SET PROBLEM
Starting at the first line of the data, print each line verbatim up to and including the line bearing "z_yminor = list(range(0, 25001, 1000))", omitting pictures.

DATA LINES
+ + + + +

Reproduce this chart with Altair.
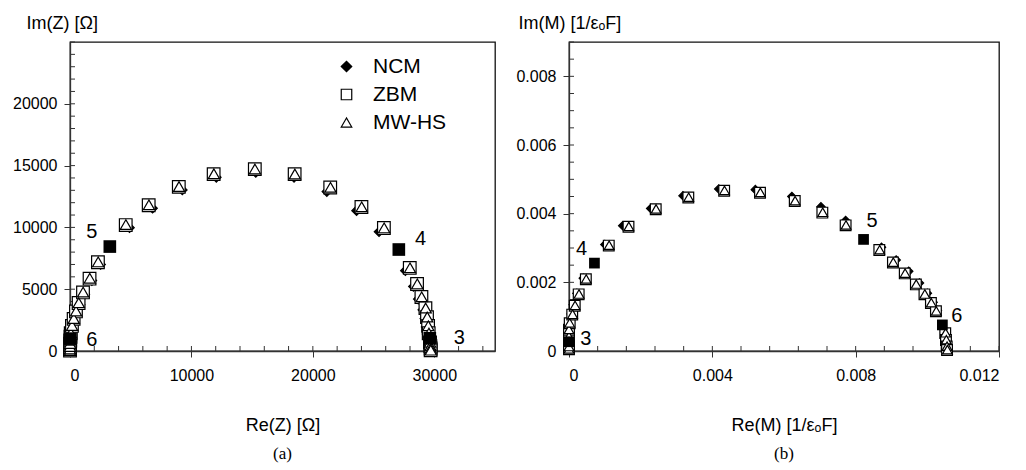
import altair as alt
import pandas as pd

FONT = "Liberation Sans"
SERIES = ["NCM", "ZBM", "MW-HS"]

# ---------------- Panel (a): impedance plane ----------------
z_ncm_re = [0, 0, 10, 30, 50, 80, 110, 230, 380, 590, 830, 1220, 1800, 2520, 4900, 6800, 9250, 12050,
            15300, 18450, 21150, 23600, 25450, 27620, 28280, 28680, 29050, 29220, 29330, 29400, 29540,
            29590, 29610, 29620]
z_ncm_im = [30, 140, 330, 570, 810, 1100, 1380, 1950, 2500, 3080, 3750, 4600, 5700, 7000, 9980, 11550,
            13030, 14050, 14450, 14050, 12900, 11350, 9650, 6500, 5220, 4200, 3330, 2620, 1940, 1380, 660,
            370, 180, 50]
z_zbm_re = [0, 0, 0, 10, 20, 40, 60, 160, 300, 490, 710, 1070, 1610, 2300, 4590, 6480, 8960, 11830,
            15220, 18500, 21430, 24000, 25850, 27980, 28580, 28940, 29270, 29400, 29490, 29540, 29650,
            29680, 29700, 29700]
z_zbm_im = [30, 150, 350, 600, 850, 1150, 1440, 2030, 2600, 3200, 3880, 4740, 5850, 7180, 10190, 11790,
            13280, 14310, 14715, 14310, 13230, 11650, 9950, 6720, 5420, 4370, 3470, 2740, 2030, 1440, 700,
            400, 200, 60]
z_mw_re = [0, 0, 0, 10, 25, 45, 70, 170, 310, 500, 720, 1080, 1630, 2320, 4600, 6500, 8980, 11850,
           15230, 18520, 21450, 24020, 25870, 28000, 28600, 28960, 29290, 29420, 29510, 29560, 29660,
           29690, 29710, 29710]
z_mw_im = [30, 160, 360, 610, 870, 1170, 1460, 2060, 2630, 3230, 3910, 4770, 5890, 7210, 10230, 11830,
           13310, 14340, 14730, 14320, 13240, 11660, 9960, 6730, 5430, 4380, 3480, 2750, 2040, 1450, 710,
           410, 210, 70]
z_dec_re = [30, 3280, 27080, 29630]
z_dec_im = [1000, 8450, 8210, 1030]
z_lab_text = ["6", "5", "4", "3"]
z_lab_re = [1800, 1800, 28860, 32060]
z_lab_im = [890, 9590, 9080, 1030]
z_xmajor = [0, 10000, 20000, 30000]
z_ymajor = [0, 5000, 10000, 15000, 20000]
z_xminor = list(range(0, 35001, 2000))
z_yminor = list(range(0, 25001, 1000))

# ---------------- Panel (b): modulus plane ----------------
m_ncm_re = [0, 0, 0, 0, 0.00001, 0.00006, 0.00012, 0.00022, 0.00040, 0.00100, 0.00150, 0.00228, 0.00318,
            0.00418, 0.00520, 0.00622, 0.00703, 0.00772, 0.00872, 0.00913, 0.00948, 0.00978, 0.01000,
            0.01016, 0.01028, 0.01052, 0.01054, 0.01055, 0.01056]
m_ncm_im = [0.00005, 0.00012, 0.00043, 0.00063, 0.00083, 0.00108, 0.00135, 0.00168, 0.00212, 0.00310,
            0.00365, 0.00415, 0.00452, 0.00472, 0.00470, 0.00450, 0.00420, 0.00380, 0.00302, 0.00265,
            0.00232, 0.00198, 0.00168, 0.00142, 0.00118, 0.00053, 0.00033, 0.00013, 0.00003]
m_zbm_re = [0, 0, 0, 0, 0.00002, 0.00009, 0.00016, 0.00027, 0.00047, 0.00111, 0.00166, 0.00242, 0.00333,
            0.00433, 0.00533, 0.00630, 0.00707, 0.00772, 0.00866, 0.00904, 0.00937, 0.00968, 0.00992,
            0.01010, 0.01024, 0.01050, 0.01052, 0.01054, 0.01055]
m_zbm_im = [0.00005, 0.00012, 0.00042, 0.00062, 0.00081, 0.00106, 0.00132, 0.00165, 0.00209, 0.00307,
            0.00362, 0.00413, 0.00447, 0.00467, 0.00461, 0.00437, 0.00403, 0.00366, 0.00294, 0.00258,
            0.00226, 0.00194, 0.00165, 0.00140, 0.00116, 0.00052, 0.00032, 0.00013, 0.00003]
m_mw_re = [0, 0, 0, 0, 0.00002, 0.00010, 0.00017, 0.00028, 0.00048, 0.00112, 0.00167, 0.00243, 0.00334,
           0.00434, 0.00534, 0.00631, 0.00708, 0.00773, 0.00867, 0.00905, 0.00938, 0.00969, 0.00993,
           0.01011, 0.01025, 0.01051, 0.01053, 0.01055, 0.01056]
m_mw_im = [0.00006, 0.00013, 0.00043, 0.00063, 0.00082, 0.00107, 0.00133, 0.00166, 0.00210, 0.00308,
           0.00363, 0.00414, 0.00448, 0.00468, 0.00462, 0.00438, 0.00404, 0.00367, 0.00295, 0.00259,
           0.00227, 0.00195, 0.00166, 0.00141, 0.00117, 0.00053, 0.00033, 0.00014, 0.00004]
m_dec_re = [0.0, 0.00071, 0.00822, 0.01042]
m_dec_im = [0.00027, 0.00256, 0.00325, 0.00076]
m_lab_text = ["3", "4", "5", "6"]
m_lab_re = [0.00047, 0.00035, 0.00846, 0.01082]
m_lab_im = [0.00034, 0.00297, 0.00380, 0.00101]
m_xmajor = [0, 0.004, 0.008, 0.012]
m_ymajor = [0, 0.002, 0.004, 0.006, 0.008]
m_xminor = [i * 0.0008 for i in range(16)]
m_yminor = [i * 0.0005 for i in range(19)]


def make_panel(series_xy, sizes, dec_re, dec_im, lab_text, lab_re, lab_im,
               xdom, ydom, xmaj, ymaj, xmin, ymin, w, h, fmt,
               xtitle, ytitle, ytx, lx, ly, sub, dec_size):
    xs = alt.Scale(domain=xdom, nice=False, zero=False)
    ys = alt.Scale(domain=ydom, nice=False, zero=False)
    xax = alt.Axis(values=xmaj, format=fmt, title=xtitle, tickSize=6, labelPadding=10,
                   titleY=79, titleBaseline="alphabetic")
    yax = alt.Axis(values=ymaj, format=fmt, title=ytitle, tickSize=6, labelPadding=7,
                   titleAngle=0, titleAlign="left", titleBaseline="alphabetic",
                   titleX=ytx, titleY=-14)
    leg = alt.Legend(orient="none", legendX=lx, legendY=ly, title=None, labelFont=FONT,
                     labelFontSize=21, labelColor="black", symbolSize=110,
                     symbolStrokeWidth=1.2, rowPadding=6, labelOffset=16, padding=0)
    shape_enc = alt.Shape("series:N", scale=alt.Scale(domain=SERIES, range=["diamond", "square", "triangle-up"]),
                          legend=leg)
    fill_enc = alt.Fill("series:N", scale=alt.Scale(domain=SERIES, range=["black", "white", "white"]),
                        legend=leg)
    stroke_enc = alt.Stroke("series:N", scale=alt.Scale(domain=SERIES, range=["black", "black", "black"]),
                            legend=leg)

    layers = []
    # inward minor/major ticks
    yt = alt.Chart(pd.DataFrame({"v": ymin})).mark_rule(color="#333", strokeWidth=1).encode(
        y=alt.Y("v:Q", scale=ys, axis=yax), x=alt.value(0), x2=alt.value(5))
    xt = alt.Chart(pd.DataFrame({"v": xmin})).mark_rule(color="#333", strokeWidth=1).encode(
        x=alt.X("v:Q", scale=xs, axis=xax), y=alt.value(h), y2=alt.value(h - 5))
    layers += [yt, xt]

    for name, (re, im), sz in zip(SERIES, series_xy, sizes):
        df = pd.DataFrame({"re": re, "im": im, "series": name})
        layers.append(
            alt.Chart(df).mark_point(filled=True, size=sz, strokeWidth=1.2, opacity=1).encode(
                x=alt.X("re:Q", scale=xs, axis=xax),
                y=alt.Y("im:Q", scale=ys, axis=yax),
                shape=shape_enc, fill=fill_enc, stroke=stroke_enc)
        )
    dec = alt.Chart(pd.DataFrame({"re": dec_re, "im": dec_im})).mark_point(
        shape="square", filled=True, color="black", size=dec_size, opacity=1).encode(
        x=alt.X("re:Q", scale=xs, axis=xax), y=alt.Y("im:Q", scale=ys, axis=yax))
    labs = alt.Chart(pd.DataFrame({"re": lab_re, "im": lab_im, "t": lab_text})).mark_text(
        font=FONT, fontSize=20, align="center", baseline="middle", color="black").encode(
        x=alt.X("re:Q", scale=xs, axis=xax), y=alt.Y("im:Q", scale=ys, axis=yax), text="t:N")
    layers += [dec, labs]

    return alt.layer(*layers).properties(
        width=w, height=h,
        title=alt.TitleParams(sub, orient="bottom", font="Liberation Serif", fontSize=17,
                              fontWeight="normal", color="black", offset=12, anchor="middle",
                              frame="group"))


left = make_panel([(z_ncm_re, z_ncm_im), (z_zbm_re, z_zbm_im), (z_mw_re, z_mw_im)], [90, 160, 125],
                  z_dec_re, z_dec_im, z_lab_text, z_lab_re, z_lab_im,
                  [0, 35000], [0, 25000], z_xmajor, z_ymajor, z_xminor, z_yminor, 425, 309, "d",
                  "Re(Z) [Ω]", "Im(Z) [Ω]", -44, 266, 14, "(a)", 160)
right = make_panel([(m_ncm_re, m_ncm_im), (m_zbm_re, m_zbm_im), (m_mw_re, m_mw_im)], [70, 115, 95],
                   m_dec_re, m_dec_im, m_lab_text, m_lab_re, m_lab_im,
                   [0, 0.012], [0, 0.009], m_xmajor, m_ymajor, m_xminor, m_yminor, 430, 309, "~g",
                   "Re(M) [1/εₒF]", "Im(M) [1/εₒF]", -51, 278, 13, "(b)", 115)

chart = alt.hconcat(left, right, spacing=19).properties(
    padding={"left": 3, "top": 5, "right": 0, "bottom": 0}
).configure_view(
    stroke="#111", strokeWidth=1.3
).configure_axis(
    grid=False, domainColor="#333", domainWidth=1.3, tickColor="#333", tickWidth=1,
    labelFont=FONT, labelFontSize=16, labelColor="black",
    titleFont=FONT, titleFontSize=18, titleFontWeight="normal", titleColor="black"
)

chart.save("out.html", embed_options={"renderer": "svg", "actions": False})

+ + + + +

EXERCISE RESPONSE
Reproduce this chart with Altair.
import altair as alt
import pandas as pd

FONT = "Liberation Sans"
SERIES = ["NCM", "ZBM", "MW-HS"]

# ---------------- Panel (a): impedance plane ----------------
z_ncm_re = [0, 0, 10, 30, 50, 80, 110, 230, 380, 590, 830, 1220, 1800, 2520, 4900, 6800, 9250, 12050,
            15300, 18450, 21150, 23600, 25450, 27620, 28280, 28680, 29050, 29220, 29330, 29400, 29540,
            29590, 29610, 29620]
z_ncm_im = [30, 140, 330, 570, 810, 1100, 1380, 1950, 2500, 3080, 3750, 4600, 5700, 7000, 9980, 11550,
            13030, 14050, 14450, 14050, 12900, 11350, 9650, 6500, 5220, 4200, 3330, 2620, 1940, 1380, 660,
            370, 180, 50]
z_zbm_re = [0, 0, 0, 10, 20, 40, 60, 160, 300, 490, 710, 1070, 1610, 2300, 4590, 6480, 8960, 11830,
            15220, 18500, 21430, 24000, 25850, 27980, 28580, 28940, 29270, 29400, 29490, 29540, 29650,
            29680, 29700, 29700]
z_zbm_im = [30, 150, 350, 600, 850, 1150, 1440, 2030, 2600, 3200, 3880, 4740, 5850, 7180, 10190, 11790,
            13280, 14310, 14715, 14310, 13230, 11650, 9950, 6720, 5420, 4370, 3470, 2740, 2030, 1440, 700,
            400, 200, 60]
z_mw_re = [0, 0, 0, 10, 25, 45, 70, 170, 310, 500, 720, 1080, 1630, 2320, 4600, 6500, 8980, 11850,
           15230, 18520, 21450, 24020, 25870, 28000, 28600, 28960, 29290, 29420, 29510, 29560, 29660,
           29690, 29710, 29710]
z_mw_im = [30, 160, 360, 610, 870, 1170, 1460, 2060, 2630, 3230, 3910, 4770, 5890, 7210, 10230, 11830,
           13310, 14340, 14730, 14320, 13240, 11660, 9960, 6730, 5430, 4380, 3480, 2750, 2040, 1450, 710,
           410, 210, 70]
z_dec_re = [30, 3280, 27080, 29630]
z_dec_im = [1000, 8450, 8210, 1030]
z_lab_text = ["6", "5", "4", "3"]
z_lab_re = [1800, 1800, 28860, 32060]
z_lab_im = [890, 9590, 9080, 1030]
z_xmajor = [0, 10000, 20000, 30000]
z_ymajor = [0, 5000, 10000, 15000, 20000]
z_xminor = list(range(0, 35001, 2000))
z_yminor = list(range(0, 25001, 1000))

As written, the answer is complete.